DATA EXTRACT:
——————

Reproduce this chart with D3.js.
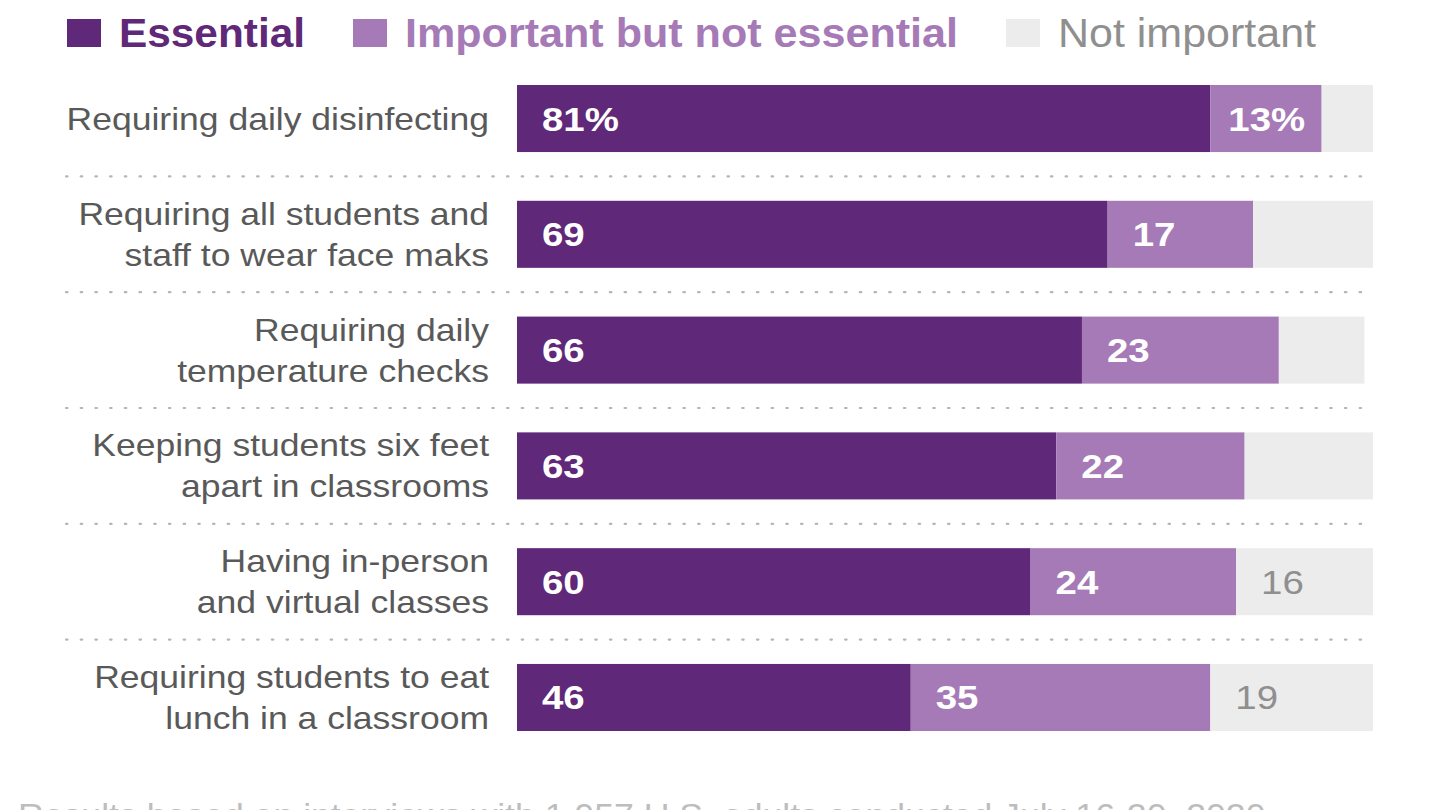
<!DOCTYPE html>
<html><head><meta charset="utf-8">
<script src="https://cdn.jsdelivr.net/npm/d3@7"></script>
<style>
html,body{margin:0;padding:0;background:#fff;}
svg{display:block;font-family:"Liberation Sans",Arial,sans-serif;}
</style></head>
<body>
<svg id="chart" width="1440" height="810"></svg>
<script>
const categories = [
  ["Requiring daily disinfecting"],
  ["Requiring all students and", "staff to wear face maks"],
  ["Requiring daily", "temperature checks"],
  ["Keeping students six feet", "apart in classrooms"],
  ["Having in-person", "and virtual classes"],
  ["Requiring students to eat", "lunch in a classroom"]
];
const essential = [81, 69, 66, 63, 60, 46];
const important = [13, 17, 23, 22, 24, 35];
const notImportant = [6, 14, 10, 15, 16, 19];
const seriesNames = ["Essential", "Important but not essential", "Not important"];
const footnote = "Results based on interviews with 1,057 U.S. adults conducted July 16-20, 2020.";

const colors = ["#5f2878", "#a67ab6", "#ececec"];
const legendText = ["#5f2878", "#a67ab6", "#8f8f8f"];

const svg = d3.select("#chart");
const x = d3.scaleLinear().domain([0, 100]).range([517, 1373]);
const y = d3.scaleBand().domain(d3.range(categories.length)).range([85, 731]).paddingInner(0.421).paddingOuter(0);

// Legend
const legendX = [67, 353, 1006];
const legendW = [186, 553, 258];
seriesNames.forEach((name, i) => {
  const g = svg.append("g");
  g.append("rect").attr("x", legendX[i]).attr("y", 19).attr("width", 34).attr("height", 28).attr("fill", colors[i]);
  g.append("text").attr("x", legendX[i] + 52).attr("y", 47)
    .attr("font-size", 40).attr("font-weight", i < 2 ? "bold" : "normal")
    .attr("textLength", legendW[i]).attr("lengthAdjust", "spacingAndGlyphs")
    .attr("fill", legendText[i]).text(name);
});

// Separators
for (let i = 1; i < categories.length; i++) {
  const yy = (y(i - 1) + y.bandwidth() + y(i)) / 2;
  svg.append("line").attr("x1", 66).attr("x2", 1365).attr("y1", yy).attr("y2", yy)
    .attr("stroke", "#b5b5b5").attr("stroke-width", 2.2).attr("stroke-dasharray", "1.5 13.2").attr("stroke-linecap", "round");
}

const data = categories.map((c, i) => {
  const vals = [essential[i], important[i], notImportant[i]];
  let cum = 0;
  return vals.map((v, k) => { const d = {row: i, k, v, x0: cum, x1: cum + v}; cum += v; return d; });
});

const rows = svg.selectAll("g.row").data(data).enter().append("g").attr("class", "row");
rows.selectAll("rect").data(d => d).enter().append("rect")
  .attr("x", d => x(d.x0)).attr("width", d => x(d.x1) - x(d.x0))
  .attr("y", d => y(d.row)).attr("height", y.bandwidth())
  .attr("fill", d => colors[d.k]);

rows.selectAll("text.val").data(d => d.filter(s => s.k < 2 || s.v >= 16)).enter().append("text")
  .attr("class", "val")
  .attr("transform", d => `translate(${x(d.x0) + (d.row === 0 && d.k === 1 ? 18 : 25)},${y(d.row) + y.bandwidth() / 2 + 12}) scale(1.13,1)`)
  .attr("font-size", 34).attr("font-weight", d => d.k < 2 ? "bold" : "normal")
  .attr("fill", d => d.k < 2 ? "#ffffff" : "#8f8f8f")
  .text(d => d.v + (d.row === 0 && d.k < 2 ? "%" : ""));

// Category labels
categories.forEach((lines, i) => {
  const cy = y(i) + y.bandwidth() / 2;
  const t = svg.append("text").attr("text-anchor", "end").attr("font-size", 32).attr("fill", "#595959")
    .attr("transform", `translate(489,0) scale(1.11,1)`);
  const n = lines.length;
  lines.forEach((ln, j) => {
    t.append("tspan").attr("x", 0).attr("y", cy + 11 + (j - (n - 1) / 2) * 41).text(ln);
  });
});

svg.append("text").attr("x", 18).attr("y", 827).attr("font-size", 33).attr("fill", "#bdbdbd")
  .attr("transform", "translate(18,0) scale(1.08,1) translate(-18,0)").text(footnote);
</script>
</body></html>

——————

EXERCISE REQUIREMENTS: Your task is to reproduce all of the material exactly. The pictures stay out.

FINAL RESULT:
Reproduce this chart with D3.js.
<!DOCTYPE html>
<html><head><meta charset="utf-8">
<script src="https://cdn.jsdelivr.net/npm/d3@7"></script>
<style>
html,body{margin:0;padding:0;background:#fff;}
svg{display:block;font-family:"Liberation Sans",Arial,sans-serif;}
</style></head>
<body>
<svg id="chart" width="1440" height="810"></svg>
<script>
const categories = [
  ["Requiring daily disinfecting"],
  ["Requiring all students and", "staff to wear face maks"],
  ["Requiring daily", "temperature checks"],
  ["Keeping students six feet", "apart in classrooms"],
  ["Having in-person", "and virtual classes"],
  ["Requiring students to eat", "lunch in a classroom"]
];
const essential = [81, 69, 66, 63, 60, 46];
const important = [13, 17, 23, 22, 24, 35];
const notImportant = [6, 14, 10, 15, 16, 19];
const seriesNames = ["Essential", "Important but not essential", "Not important"];
const footnote = "Results based on interviews with 1,057 U.S. adults conducted July 16-20, 2020.";

const colors = ["#5f2878", "#a67ab6", "#ececec"];
const legendText = ["#5f2878", "#a67ab6", "#8f8f8f"];

const svg = d3.select("#chart");
const x = d3.scaleLinear().domain([0, 100]).range([517, 1373]);
const y = d3.scaleBand().domain(d3.range(categories.length)).range([85, 731]).paddingInner(0.421).paddingOuter(0);

// Legend
const legendX = [67, 353, 1006];
const legendW = [186, 553, 258];
seriesNames.forEach((name, i) => {
  const g = svg.append("g");
  g.append("rect").attr("x", legendX[i]).attr("y", 19).attr("width", 34).attr("height", 28).attr("fill", colors[i]);
  g.append("text").attr("x", legendX[i] + 52).attr("y", 47)
    .attr("font-size", 40).attr("font-weight", i < 2 ? "bold" : "normal")
    .attr("textLength", legendW[i]).attr("lengthAdjust", "spacingAndGlyphs")
    .attr("fill", legendText[i]).text(name);
});

// Separators
for (let i = 1; i < categories.length; i++) {
  const yy = (y(i - 1) + y.bandwidth() + y(i)) / 2;
  svg.append("line").attr("x1", 66).attr("x2", 1365).attr("y1", yy).attr("y2", yy)
    .attr("stroke", "#b5b5b5").attr("stroke-width", 2.2).attr("stroke-dasharray", "1.5 13.2").attr("stroke-linecap", "round");
}

const data = categories.map((c, i) => {
  const vals = [essential[i], important[i], notImportant[i]];
  let cum = 0;
  return vals.map((v, k) => { const d = {row: i, k, v, x0: cum, x1: cum + v}; cum += v; return d; });
});

const rows = svg.selectAll("g.row").data(data).enter().append("g").attr("class", "row");
rows.selectAll("rect").data(d => d).enter().append("rect")
  .attr("x", d => x(d.x0)).attr("width", d => x(d.x1) - x(d.x0))
  .attr("y", d => y(d.row)).attr("height", y.bandwidth())
  .attr("fill", d => colors[d.k]);

rows.selectAll("text.val").data(d => d.filter(s => s.k < 2 || s.v >= 16)).enter().append("text")
  .attr("class", "val")
  .attr("transform", d => `translate(${x(d.x0) + (d.row === 0 && d.k === 1 ? 18 : 25)},${y(d.row) + y.bandwidth() / 2 + 12}) scale(1.13,1)`)
  .attr("font-size", 34).attr("font-weight", d => d.k < 2 ? "bold" : "normal")
  .attr("fill", d => d.k < 2 ? "#ffffff" : "#8f8f8f")
  .text(d => d.v + (d.row === 0 && d.k < 2 ? "%" : ""));

// Category labels
categories.forEach((lines, i) => {
  const cy = y(i) + y.bandwidth() / 2;
  const t = svg.append("text").attr("text-anchor", "end").attr("font-size", 32).attr("fill", "#595959")
    .attr("transform", `translate(489,0) scale(1.11,1)`);
  const n = lines.length;
  lines.forEach((ln, j) => {
    t.append("tspan").attr("x", 0).attr("y", cy + 11 + (j - (n - 1) / 2) * 41).text(ln);
  });
});

svg.append("text").attr("x", 18).attr("y", 827).attr("font-size", 33).attr("fill", "#bdbdbd")
  .attr("transform", "translate(18,0) scale(1.08,1) translate(-18,0)").text(footnote);
</script>
</body></html>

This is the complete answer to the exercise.